Zitierlink: http://hdl.handle.net/11858/00-001M-0000-0014-1F5C-6
Zusammenfassung
Since the introduction of the Gene Ontology (GO), the analysis of high-throughput data has become tightly coupled with the use of ontologies to establish associations between knowledge and data in an automated fashion. Ontologies provide a systematic description of knowledge by a controlled vocabulary of defined structure in which ontological concepts are connected by pre-defined relationships. In plant science, MapMan and GO offer two alternatives for ontology-driven analyses. Unlike GO, initially developed to characterize microbial systems, MapMan was specifically designed to cover plant-specific pathways and processes. While the dependencies between concepts in MapMan are modeled as a tree, in GO these are captured in a directed acyclic graph.

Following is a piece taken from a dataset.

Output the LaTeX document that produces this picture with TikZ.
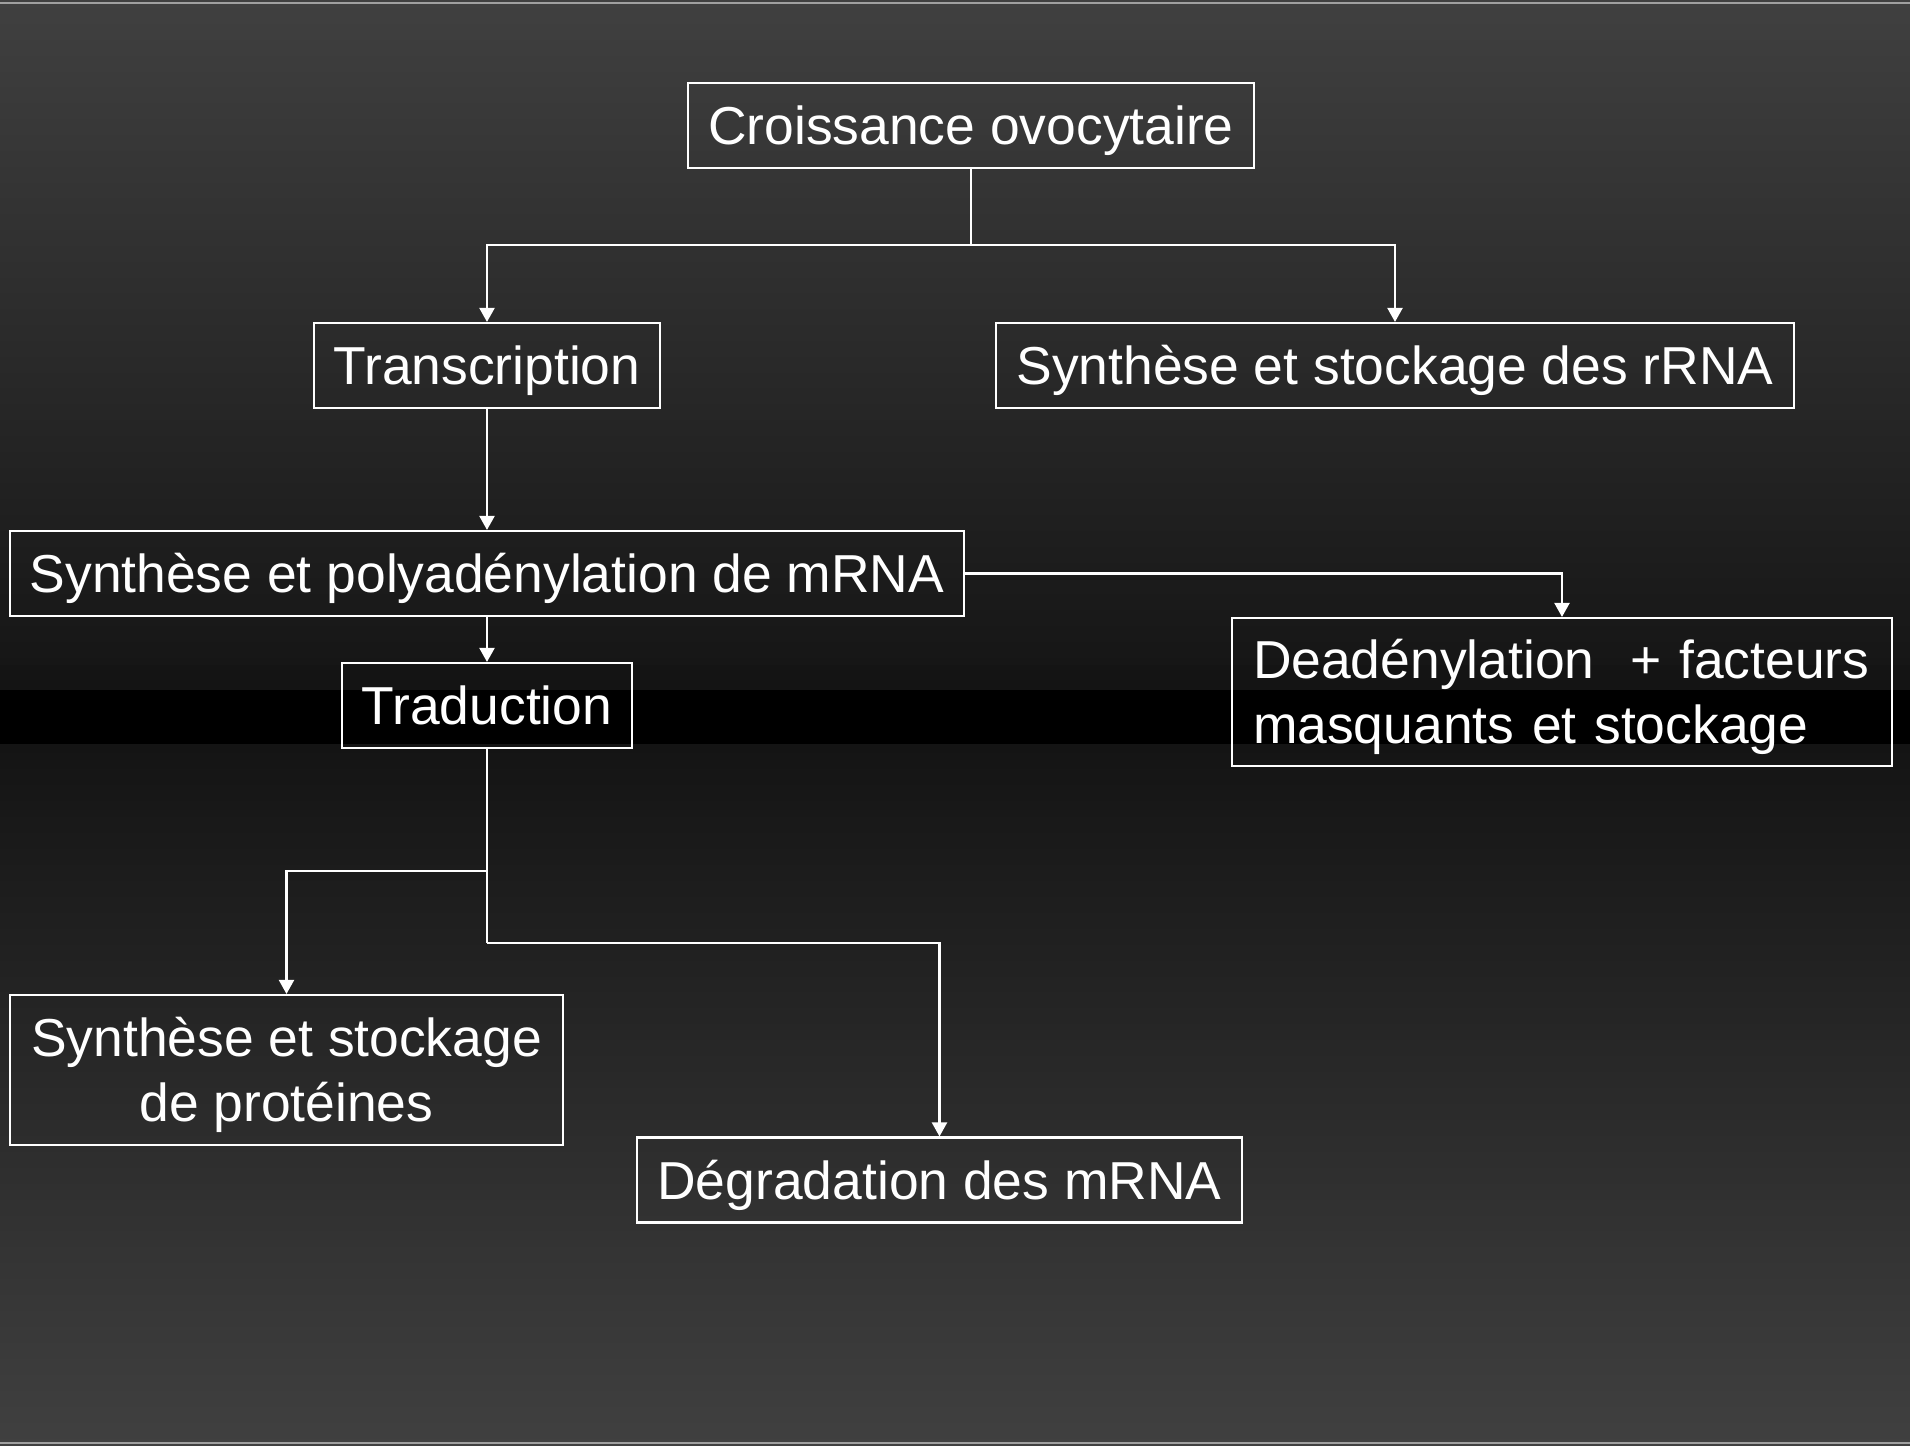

Therefore, the difference in ontologies may cause discrepancies in data reduction, visualization, and hypothesis generation. Here provide the first systematic comparative analysis of GO and MapMan for the case of the model plant species Arabidopsis thaliana (Arabidopsis) with respect to their structural properties and difference in distributions of information content. In addition, we investigate the effect of the two ontologies on the specificity and sensitivity of automated gene function prediction via the coupling of co-expression networks and the guilt-by-association principle. Automated gene function prediction is particularly needed for the model plant Arabidopsis in which only half of genes have been functionally annotated based on sequence similarity to known genes. The results highlight the need for structured representation of species-specific biological knowledge, and warrants caution in the design principles employed in future ontologies.